Thailand is grappling with the consequences of the great boom and the great bust. In the great boom, average incomes tripled in a little over a single decade. Across the spectrum of society, people had more wealth, more assets to protect, more interests to promote. At the top, new fortunes were created at a speed and on a scale never previously experienced. In short, the social order changed irrevocably.

Then the great bust delivered a staggering shock. An economy which had grown unfailingly for four decades suddenly shrank more than anyone thought possible. Businesses were bankrupted, millions unemployed, thousands forced back below the poverty line. The great bust impelled more people into politics, often to defend what they had gained over the great boom. They flocked to street demonstrations, supported new parties, and participated in intense debate over Thailand’s future.

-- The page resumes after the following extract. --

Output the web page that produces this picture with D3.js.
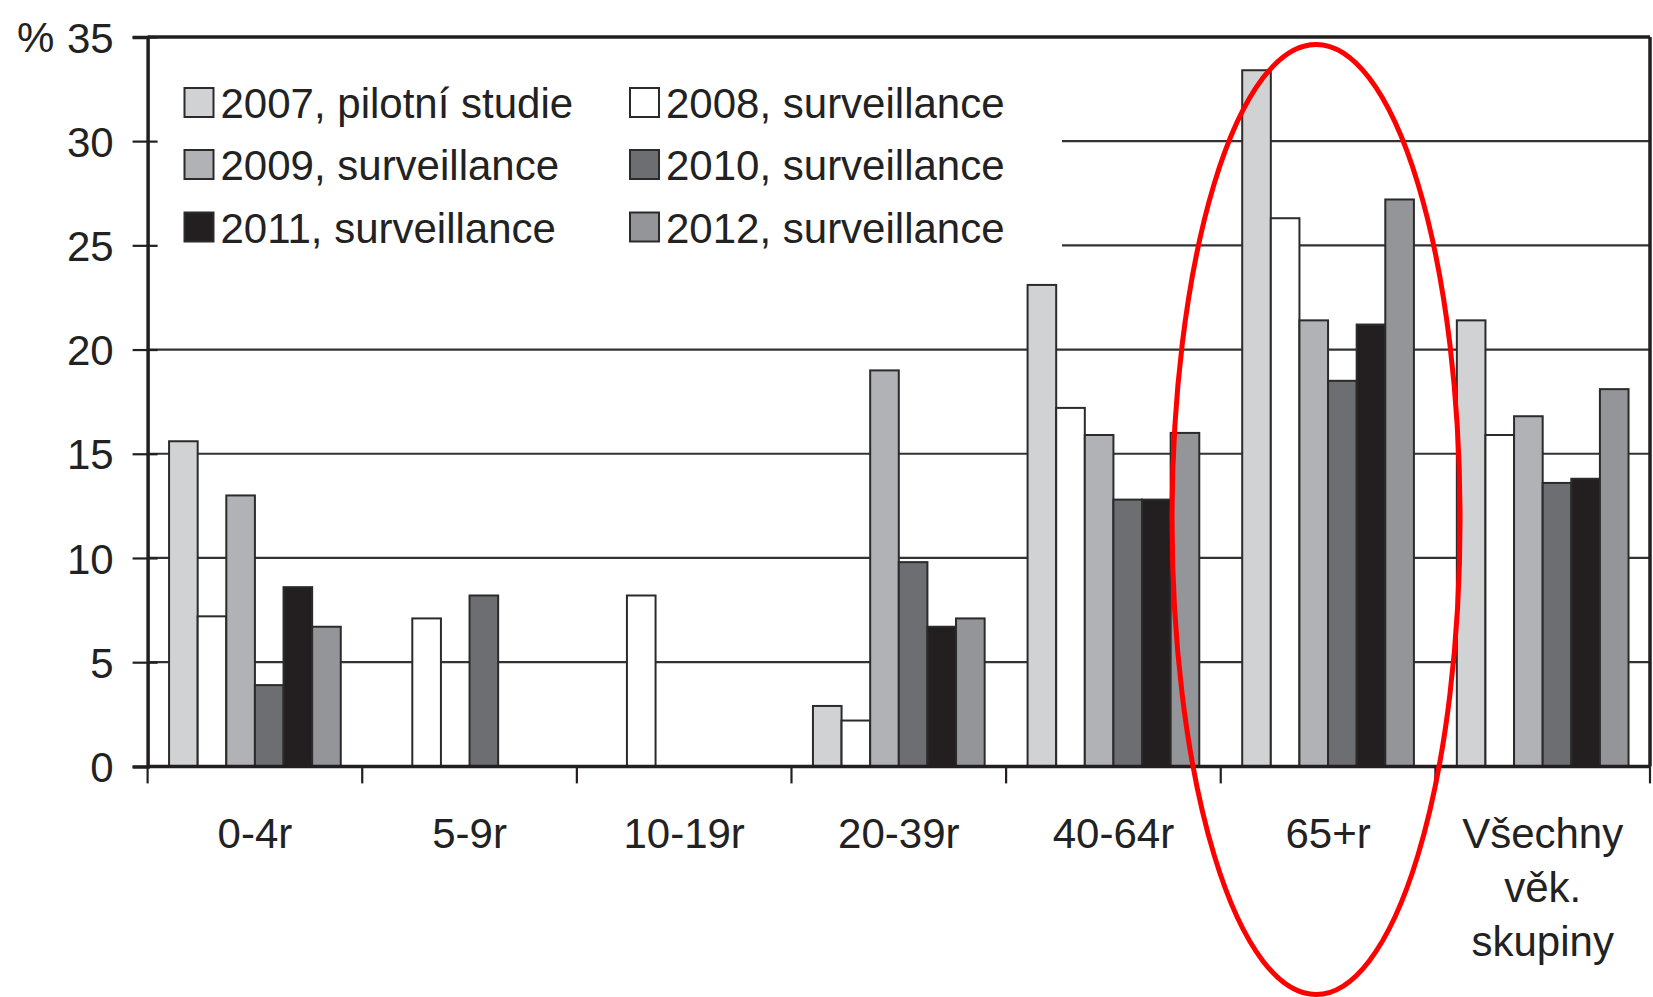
<!DOCTYPE html>
<html><head><meta charset="utf-8">
<script src="https://cdn.jsdelivr.net/npm/d3@7"></script>
<style>html,body{margin:0;padding:0;background:#fff;}svg{display:block;}</style>
</head><body>
<svg id="chart" width="1653" height="997"></svg>
<script>
const categories = ["0-4r", "5-9r", "10-19r", "20-39r", "40-64r", "65+r", "Všechny věk. skupiny"];
const seriesNames = ["2007, pilotní studie", "2008, surveillance", "2009, surveillance", "2010, surveillance", "2011, surveillance", "2012, surveillance"];
const s2007 = [15.6, 0, 0, 2.9, 23.1, 33.4, 21.4];
const s2008 = [7.2, 7.1, 8.2, 2.2, 17.2, 26.3, 15.9];
const s2009 = [13.0, 0, 0, 19.0, 15.9, 21.4, 16.8];
const s2010 = [3.9, 8.2, 0, 9.8, 12.8, 18.5, 13.6];
const s2011 = [8.6, 0, 0, 6.7, 12.8, 21.2, 13.8];
const s2012 = [6.7, 0, 0, 7.1, 16.0, 27.2, 18.1];
const yTicks = [0, 5, 10, 15, 20, 25, 30, 35];
const colors = ["#d1d2d4", "#ffffff", "#b1b2b5", "#6d6e71", "#231f20", "#939598"];

(function () {
const seriesValues = [s2007, s2008, s2009, s2010, s2011, s2012];
const svg = d3.select("#chart");
const font = "'Liberation Sans', Arial, sans-serif";
const textColor = "#222";
const mLeft = 147.6, mRight = 1650, mTop = 36.9, mBottom = 766.4;

const x = d3.scaleBand().domain(categories).range([mLeft, mRight]).padding(0);
const xs = d3.scaleBand().domain(d3.range(6)).range([x.bandwidth() * 0.1, x.bandwidth() * 0.9]).padding(0);
const y = d3.scaleLinear().domain([0, 35]).range([mBottom, mTop]);

// gridlines
svg.append("g").selectAll("line").data(yTicks.filter(t => t > 0 && t < 35)).join("line")
  .attr("x1", mLeft).attr("x2", mRight).attr("y1", d => y(d)).attr("y2", d => y(d))
  .attr("stroke", "#333").attr("stroke-width", 2.2);

// legend background (hides gridlines)
svg.append("rect").attr("x", mLeft + 2).attr("y", mTop + 2).attr("width", 1060 - mLeft).attr("height", 225)
  .attr("fill", "#fff");

// bars
const g = svg.append("g");
categories.forEach((c, ci) => {
  seriesValues.forEach((vals, si) => {
    const v = vals[ci];
    if (v <= 0) return;
    g.append("rect")
      .attr("x", x(c) + xs(si))
      .attr("y", y(v))
      .attr("width", xs.bandwidth())
      .attr("height", y(0) - y(v))
      .attr("fill", colors[si])
      .attr("stroke", "#2b2b2b").attr("stroke-width", 2);
  });
});

// baseline
svg.append("line").attr("x1", mLeft).attr("x2", mRight).attr("y1", y(0)).attr("y2", y(0))
  .attr("stroke", "#231f20").attr("stroke-width", 3.5);

// frame top & right
svg.append("line").attr("x1", mLeft).attr("x2", mRight).attr("y1", y(35)).attr("y2", y(35))
  .attr("stroke", "#231f20").attr("stroke-width", 3.5);
svg.append("line").attr("x1", mRight).attr("x2", mRight).attr("y1", y(35)).attr("y2", y(0))
  .attr("stroke", "#231f20").attr("stroke-width", 3.5);

// y axis
const yAxis = d3.axisLeft(y).tickValues(yTicks).tickSize(15).tickPadding(10);
const ya = svg.append("g").attr("transform", `translate(${mLeft},0)`).call(yAxis);
ya.select(".domain").attr("stroke", "#231f20").attr("stroke-width", 3.5);
ya.selectAll(".tick line").attr("stroke", "#231f20").attr("stroke-width", 2.2).attr("x2", -15).attr("x1", 10);
ya.selectAll(".tick text").attr("font-family", font).attr("font-size", 42).attr("fill", textColor)
  .attr("x", -34).attr("dy", "0.36em");

svg.append("text").attr("x", 17).attr("y", y(35)).attr("dy", "0.36em")
  .attr("font-family", font).attr("font-size", 42).attr("fill", textColor).text("%");

// x axis ticks
const bounds = categories.map(c => x(c)).concat([mRight]);
svg.append("g").selectAll("line").data(bounds).join("line")
  .attr("x1", d => d).attr("x2", d => d).attr("y1", y(0)).attr("y2", y(0) + 17)
  .attr("stroke", "#231f20").attr("stroke-width", 2.2);

// category labels
const labelLines = {"Všechny věk. skupiny": ["Všechny", "věk.", "skupiny"]};
categories.forEach(c => {
  const lines = labelLines[c] || [c];
  const t = svg.append("text").attr("text-anchor", "middle")
    .attr("font-family", font).attr("font-size", 42).attr("fill", textColor);
  lines.forEach((ln, i) => {
    t.append("tspan").attr("x", x(c) + x.bandwidth() / 2).attr("y", 848 + i * 54).text(ln);
  });
});

// legend
const legCols = [184.5, 630];
const legRows = [118, 180, 242.5];
seriesNames.forEach((name, i) => {
  const col = i % 2, row = Math.floor(i / 2);
  const lx = legCols[col], ly = legRows[row];
  svg.append("rect").attr("x", lx).attr("y", ly - 30).attr("width", 29).attr("height", 29)
    .attr("fill", colors[i]).attr("stroke", "#2b2b2b").attr("stroke-width", 2);
  svg.append("text").attr("x", lx + 36).attr("y", ly)
    .attr("font-family", font).attr("font-size", 42).attr("fill", textColor).text(name);
});

// red ellipse annotation around 65+r
const cx = x("65+r") + x.bandwidth() / 2 - 12;
svg.append("ellipse").attr("cx", cx).attr("cy", 519.5).attr("rx", 144).attr("ry", 475)
  .attr("fill", "none").attr("stroke", "#ff0000").attr("stroke-width", 5);
})();
</script>
</body></html>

Politics will only become stable when the political system reflects and accommodates the new social order, economic interests, and political aspirations which have been created in these extraordinary two decades.

But the leadership since the late 1990s has totally failed to confront this challenge.

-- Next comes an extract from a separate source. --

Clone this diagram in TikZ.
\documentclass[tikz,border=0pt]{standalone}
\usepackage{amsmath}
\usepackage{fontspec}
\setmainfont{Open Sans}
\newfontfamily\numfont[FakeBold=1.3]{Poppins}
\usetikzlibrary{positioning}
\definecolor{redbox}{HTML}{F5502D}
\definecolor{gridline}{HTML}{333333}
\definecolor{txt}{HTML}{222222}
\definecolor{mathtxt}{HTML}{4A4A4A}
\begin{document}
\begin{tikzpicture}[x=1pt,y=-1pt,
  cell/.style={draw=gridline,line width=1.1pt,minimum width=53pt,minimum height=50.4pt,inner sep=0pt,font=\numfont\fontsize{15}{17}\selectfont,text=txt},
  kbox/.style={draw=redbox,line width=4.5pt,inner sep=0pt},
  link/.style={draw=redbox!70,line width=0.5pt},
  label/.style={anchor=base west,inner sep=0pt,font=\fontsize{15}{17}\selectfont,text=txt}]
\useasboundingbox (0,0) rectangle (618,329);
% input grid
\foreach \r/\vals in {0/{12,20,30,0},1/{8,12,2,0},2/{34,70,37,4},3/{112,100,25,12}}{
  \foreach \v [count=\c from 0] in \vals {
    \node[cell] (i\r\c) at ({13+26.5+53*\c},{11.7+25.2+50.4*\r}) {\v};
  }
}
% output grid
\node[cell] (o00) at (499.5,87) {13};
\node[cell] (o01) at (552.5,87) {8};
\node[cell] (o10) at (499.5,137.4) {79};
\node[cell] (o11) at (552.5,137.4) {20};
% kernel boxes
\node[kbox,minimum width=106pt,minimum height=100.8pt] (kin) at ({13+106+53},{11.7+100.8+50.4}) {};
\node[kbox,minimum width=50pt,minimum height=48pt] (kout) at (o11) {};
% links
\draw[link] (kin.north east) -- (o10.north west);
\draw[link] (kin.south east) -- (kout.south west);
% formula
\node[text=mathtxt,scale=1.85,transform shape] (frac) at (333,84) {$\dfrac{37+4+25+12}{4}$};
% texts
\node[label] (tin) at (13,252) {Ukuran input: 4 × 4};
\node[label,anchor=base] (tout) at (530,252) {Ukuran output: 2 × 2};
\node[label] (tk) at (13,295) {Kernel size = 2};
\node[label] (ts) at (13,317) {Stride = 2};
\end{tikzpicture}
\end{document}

The Democrats who came to power in 1997 refused to accept the new order. They would not listen to the new businessmen who complained the government sided too compliantly with the IMF. They looked the other way when farmers took to the streets to complain they were left to bear the brunt of the crisis. As a result, the party was annihilated in the 2001 elections.

Thaksin emerged as the leader of exactly those political forces which the Democrats ignored. He articulated the ambitions of the new generation of businessmen made wealthy by the great boom. Perhaps despite himself, he turned into a populist and built a bridge between the new mass politics and the parliamentary system. But he failed to acknowledge that the old order still had interests to protect, and influence to do so. He provoked the elite. He stirred up the army. He antagonized the bureaucrats. He made the urban middle class fear that they would become politically irrelevant, and would pay the bill for enriching Thaksin’s clique and allowing them to buy mass support.

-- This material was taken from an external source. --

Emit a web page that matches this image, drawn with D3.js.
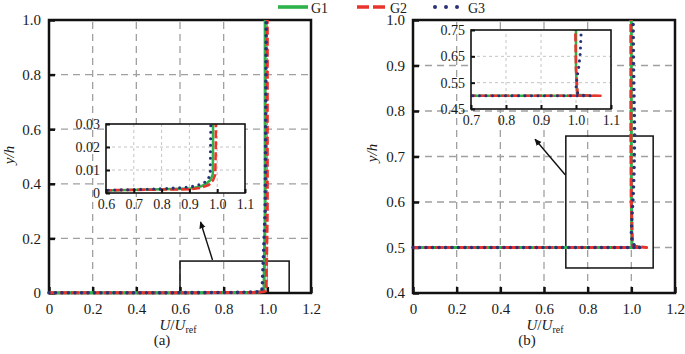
<!DOCTYPE html>
<html><head><meta charset="utf-8">
<script src="https://cdn.jsdelivr.net/npm/d3@7"></script>
<style>
body{margin:0;background:#fff}
svg{display:block}
svg text{font-family:"Liberation Serif","Times New Roman",Times,serif !important;fill:#1a1a1a}
</style>
</head><body><svg id="c" width="685" height="354"></svg>
<script>
// ---------- data ----------
const seriesNames = ["G1", "G2", "G3"];
const seriesColors = ["#2db34a", "#e8342b", "#2b3178"];

// panel (a): boundary-layer profiles
const aG1x = [0, 0.2, 0.4, 0.6, 0.8, 0.9, 0.94, 0.96, 0.975, 0.984, 0.985, 0.985, 0.99, 0.99];
const aG1y = [0.0008, 0.0009, 0.001, 0.0011, 0.0016, 0.0019, 0.0028, 0.004, 0.0055, 0.008, 0.02, 0.03, 0.3, 1.0];
const aG2x = [0, 0.2, 0.4, 0.6, 0.8, 0.9, 0.94, 0.97, 0.985, 0.993, 0.995, 0.995, 1.0, 1.0];
const aG2y = [0.0008, 0.0009, 0.001, 0.0012, 0.0015, 0.0016, 0.0022, 0.0035, 0.0055, 0.008, 0.02, 0.03, 0.3, 1.0];
const aG3x = [0, 0.2, 0.4, 0.6, 0.8, 0.88, 0.92, 0.95, 0.968, 0.975, 0.976, 0.977, 0.99, 0.995];
const aG3y = [0.0008, 0.0009, 0.001, 0.0012, 0.0018, 0.0024, 0.003, 0.0042, 0.006, 0.009, 0.02, 0.03, 0.3, 1.0];

// panel (b): profiles above step at y/h = 0.5
const bG1x = [0, 0.5, 1.0, 1.04, 1.003, 1.0, 1.0, 1.0];
const bG1y = [0.5, 0.5, 0.5, 0.5, 0.504, 0.6, 0.75, 1.0];
const bG2x = [0, 0.5, 1.0, 1.07, 1.005, 1.0, 0.998, 0.998];
const bG2y = [0.5, 0.5, 0.5, 0.5, 0.503, 0.6, 0.75, 1.0];
const bG3x = [0, 0.5, 1.0, 1.04, 1.02, 1.005, 1.0, 1.003, 1.008, 1.012, 1.015, 1.01, 1.008];
const bG3y = [0.5, 0.5, 0.5, 0.5, 0.502, 0.51, 0.53, 0.57, 0.61, 0.66, 0.75, 0.9, 1.0];

// ticks
const mainXTicks = [0, 0.2, 0.4, 0.6, 0.8, 1.0, 1.2];
const mainXLabels = ["0", "0.2", "0.4", "0.6", "0.8", "1.0", "1.2"];
const aYTicks = [0, 0.2, 0.4, 0.6, 0.8, 1.0];
const aYLabels = ["0", "0.2", "0.4", "0.6", "0.8", "1.0"];
const bYTicks = [0.4, 0.5, 0.6, 0.7, 0.8, 0.9, 1.0];
const bYLabels = ["0.4", "0.5", "0.6", "0.7", "0.8", "0.9", "1.0"];
const insAXTicks = [0.6, 0.7, 0.8, 0.9, 1.0, 1.1];
const insAXLabels = ["0.6", "0.7", "0.8", "0.9", "1.0", "1.1"];
const insAYTicks = [0, 0.01, 0.02, 0.03];
const insAYLabels = ["0", "0.01", "0.02", "0.03"];
const insBXTicks = [0.7, 0.8, 0.9, 1.0, 1.1];
const insBXLabels = ["0.7", "0.8", "0.9", "1.0", "1.1"];
const insBYTicks = [0.45, 0.55, 0.65, 0.75];
const insBYLabels = ["0.45", "0.55", "0.65", "0.75"];

// zoom windows & arrows (data coordinates)
const aZoomBox = {x0: 0.6, x1: 1.1, y0: 0, y1: 0.117};
const aArrow = {x0: 0.749, y0: 0.121, x1: 0.694, y1: 0.26};
const bZoomBox = {x0: 0.7, x1: 1.1, y0: 0.455, y1: 0.745};
const bArrow = {x0: 0.697, y0: 0.66, x1: 0.559, y1: 0.738};

// ---------- drawing ----------
const FONT = "'Liberation Serif', 'Times New Roman', Times, serif";
const svg = d3.select("#c");
const defs = svg.append("defs");
defs.append("marker").attr("id", "arr").attr("viewBox", "0 0 10 10")
  .attr("refX", 9).attr("refY", 5).attr("markerWidth", 7).attr("markerHeight", 7)
  .attr("markerUnits", "userSpaceOnUse").attr("orient", "auto")
  .append("path").attr("d", "M0,0.5 L10,5 L0,9.5 Z").attr("fill", "#111");

const styles = [
  {dash: null, w: 3, cap: "butt"},
  {dash: "8,3", w: 3, cap: "butt"},
  {dash: "0,6.5", w: 3.6, cap: "round"}
];

function zip(xs, ys) { return xs.map((v, i) => [v, ys[i]]); }

function drawSeries(g, x, y, data, clipId, scaleW) {
  const line = d3.line().x(d => x(d[0])).y(d => y(d[1]));
  const gg = g.append("g");
  if (clipId) gg.attr("clip-path", `url(#${clipId})`);
  data.forEach((pts, i) => {
    const st = styles[i];
    gg.append("path").attr("d", line(pts)).attr("fill", "none")
      .attr("stroke", seriesColors[i]).attr("stroke-width", st.w * scaleW)
      .attr("stroke-dasharray", st.dash).attr("stroke-linecap", st.cap)
      .attr("stroke-linejoin", "round");
  });
}

function panel(opts) {
  const {x, y, xTicks, yTicks, gridColor, gridDash, gridW} = opts;
  const g = svg.append("g");
  const [xa, xb] = x.range(), [ya, yb] = y.range();
  if (opts.bg) g.append("rect").attr("x", xa).attr("y", yb).attr("width", xb - xa)
      .attr("height", ya - yb).attr("fill", "#fff");
  const xd = x.domain(), yd = y.domain();
  g.append("g").selectAll("line").data(xTicks.filter(v => v > xd[0] + 1e-9 && v < xd[1] - 1e-9))
    .join("line").attr("x1", d => x(d)).attr("x2", d => x(d)).attr("y1", ya).attr("y2", yb)
    .attr("stroke", gridColor).attr("stroke-width", gridW).attr("stroke-dasharray", gridDash);
  g.append("g").selectAll("line").data(yTicks.filter(v => v > yd[0] + 1e-9 && v < yd[1] - 1e-9))
    .join("line").attr("y1", d => y(d)).attr("y2", d => y(d)).attr("x1", xa).attr("x2", xb)
    .attr("stroke", gridColor).attr("stroke-width", gridW).attr("stroke-dasharray", gridDash);
  return g;
}

function axes(g, opts) {
  const {x, y, xTicks, xLabels, yTicks, yLabels, fs, tick, tickW, frameW, xPad, yPad} = opts;
  const [xa, xb] = x.range(), [ya, yb] = y.range();
  const ax = g.append("g").attr("transform", `translate(0,${ya})`)
    .call(d3.axisBottom(x).tickValues(xTicks).tickFormat((d, i) => xLabels[i])
      .tickSizeInner(-tick).tickSizeOuter(0).tickPadding(xPad));
  ax.attr("font-family", FONT);
  ax.select(".domain").remove();
  ax.selectAll("line").attr("stroke", "#111").attr("stroke-width", tickW);
  ax.selectAll("text").attr("font-size", fs).attr("fill", "#1a1a1a").attr("y", xPad);
  const ay = g.append("g").attr("transform", `translate(${xa},0)`)
    .call(d3.axisLeft(y).tickValues(yTicks).tickFormat((d, i) => yLabels[i])
      .tickSizeInner(-tick).tickSizeOuter(0).tickPadding(yPad));
  ay.attr("font-family", FONT);
  ay.select(".domain").remove();
  ay.selectAll("line").attr("stroke", "#111").attr("stroke-width", tickW);
  ay.selectAll("text").attr("font-size", fs).attr("fill", "#1a1a1a").attr("x", -yPad);
  g.append("rect").attr("x", xa).attr("y", yb).attr("width", xb - xa).attr("height", ya - yb)
    .attr("fill", "none").attr("stroke", "#111").attr("stroke-width", frameW);
}

function clip(id, x, y) {
  const [xa, xb] = x.range(), [ya, yb] = y.range();
  defs.append("clipPath").attr("id", id).append("rect")
    .attr("x", xa).attr("y", yb).attr("width", xb - xa).attr("height", ya - yb);
}

const mainStyle = {fs: 15, tick: 6, tickW: 2.5, frameW: 2.5, gridColor: "#a0a0a0",
  gridDash: "7,5", gridW: 1.3, xPad: 10, yPad: 8};
const insStyle = {fs: 14, tick: 4, tickW: 2, frameW: 1.6, gridColor: "#c4c4c4",
  gridDash: "3,3", gridW: 1, xPad: 6, yPad: 6, bg: true};

function titles(cx, cy, yLabX, yLabY, tag, tagX) {
  const t = svg.append("text").attr("x", cx).attr("y", cy).attr("text-anchor", "middle")
    .attr("font-size", 15);
  t.append("tspan").attr("font-style", "italic").text("U");
  t.append("tspan").text("/");
  t.append("tspan").attr("font-style", "italic").text("U");
  t.append("tspan").attr("font-size", 10).attr("dy", 3).text("ref");
  svg.append("text").attr("x", tagX).attr("y", cy + 15).attr("text-anchor", "middle")
    .attr("font-size", 15).text(tag);
  svg.append("text").attr("transform", `translate(${yLabX},${yLabY}) rotate(-90)`)
    .attr("text-anchor", "middle").attr("font-size", 15).attr("font-style", "italic")
    .text("y/h");
}

function zoomBoxArrow(x, y, box, arrow) {
  svg.append("rect").attr("x", x(box.x0)).attr("y", y(box.y1))
    .attr("width", x(box.x1) - x(box.x0)).attr("height", y(box.y0) - y(box.y1))
    .attr("fill", "none").attr("stroke", "#111").attr("stroke-width", 1.5);
  svg.append("line").attr("x1", x(arrow.x0)).attr("y1", y(arrow.y0))
    .attr("x2", x(arrow.x1)).attr("y2", y(arrow.y1))
    .attr("stroke", "#111").attr("stroke-width", 1.4).attr("marker-end", "url(#arr)");
}

// ----- panel (a) -----
const xA = d3.scaleLinear().domain([0, 1.2]).range([49, 311]);
const yA = d3.scaleLinear().domain([0, 1]).range([293, 20]);
const oA = Object.assign({x: xA, y: yA, xTicks: mainXTicks, xLabels: mainXLabels,
  yTicks: aYTicks, yLabels: aYLabels}, mainStyle);
const gA = panel(oA);
axes(gA, oA);
zoomBoxArrow(xA, yA, aZoomBox, aArrow);
drawSeries(svg, xA, yA, [zip(aG1x, aG1y), zip(aG2x, aG2y), zip(aG3x, aG3y)], null, 1);

// inset (a)
const xIA = d3.scaleLinear().domain([0.6, 1.1]).range([106, 245]);
const yIA = d3.scaleLinear().domain([0, 0.03]).range([193, 124]);
clip("clipIA", xIA, yIA);
const oIA = Object.assign({x: xIA, y: yIA, xTicks: insAXTicks, xLabels: insAXLabels,
  yTicks: insAYTicks, yLabels: insAYLabels}, insStyle);
const gIA = panel(oIA);
drawSeries(gIA, xIA, yIA, [zip(aG1x, aG1y), zip(aG2x, aG2y), zip(aG3x, aG3y)], "clipIA", 0.85);
axes(gIA, oIA);

titles(178, 330, 14, 155, "(a)", 162);

// ----- panel (b) -----
const xB = d3.scaleLinear().domain([0, 1.2]).range([413, 675]);
const yB = d3.scaleLinear().domain([0.4, 1]).range([293, 20]);
const oB = Object.assign({x: xB, y: yB, xTicks: mainXTicks, xLabels: mainXLabels,
  yTicks: bYTicks, yLabels: bYLabels}, mainStyle);
const gB = panel(oB);
axes(gB, oB);
zoomBoxArrow(xB, yB, bZoomBox, bArrow);
drawSeries(svg, xB, yB, [zip(bG1x, bG1y), zip(bG2x, bG2y), zip(bG3x, bG3y)], null, 1);

// inset (b)
const xIB = d3.scaleLinear().domain([0.7, 1.1]).range([471, 611]);
const yIB = d3.scaleLinear().domain([0.45, 0.75]).range([109, 30]);
clip("clipIB", xIB, yIB);
const oIB = Object.assign({x: xIB, y: yIB, xTicks: insBXTicks, xLabels: insBXLabels,
  yTicks: insBYTicks, yLabels: insBYLabels}, insStyle);
const gIB = panel(oIB);
drawSeries(gIB, xIB, yIB, [zip(bG1x, bG1y), zip(bG2x, bG2y), zip(bG3x, bG3y)], "clipIB", 0.85);
axes(gIB, oIB);

titles(545, 330, 377, 153, "(b)", 527);

// ----- legend -----
const legX = [278, 357, 435];
const legDash = [null, "12,4", "0,11"];
const lg = svg.append("g");
seriesNames.forEach((n, i) => {
  lg.append("line").attr("x1", legX[i]).attr("x2", legX[i] + 30).attr("y1", 7).attr("y2", 7)
    .attr("stroke", seriesColors[i]).attr("stroke-width", i === 2 ? 4 : 3.6)
    .attr("stroke-dasharray", legDash[i]).attr("stroke-linecap", i === 2 ? "round" : "butt");
  lg.append("text").attr("x", legX[i] + 33).attr("y", 12.5).attr("font-size", 14).text(n);
});

svg.selectAll("text").style("font-family", FONT);
</script>
</body></html>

The junta has taken this politics of exclusion to another extreme by banning all political activity, and bringing back old-fashioned government by bureaucrats. Policy-making is not responsive to the major interests in the country, but to minority lobbies of economic nationalists, cultural atavists, and moral crusaders who have access to these dinosaurs.

For the longer term the junta hopes to impose a constitution which excludes the social and political forces they don’t know how to control. The draft charter is an attempt to limit the importance of elections in determining who has power, while institutionalizing a cosy little elite from the celestial ranks of the military, bureaucracy, and judiciary.

This won’t work. A political system is a set of rules and institutions for managing the various and conflicting demands on the state. Such systems work well when enough of the important interests accept that this set of rules is fair and workable. Otherwise there are powerful groups which feel forced to play outside the rules, and which tear up the rule book at the slightest opportunity.

The process for drawing up such a set of rules has to be inclusive. A hand-picked group of old schoolfriends working within a deliberately restrictive framework cannot possibly succeed. Probably it will be best if this constitution-making process fails, either in the Drafting Assembly or the referendum.

That will create the opportunity to begin a more inclusive process which has some chance of creating a workable set of rules. But an acceptable constitution is only part of the problem. Key political forces have to be persuaded to work within a set of rules, however uncomfortable, rather than resorting to force and high-handedness. The dismal failure of this coup-installed government should serve as education. Or is that too hopeful?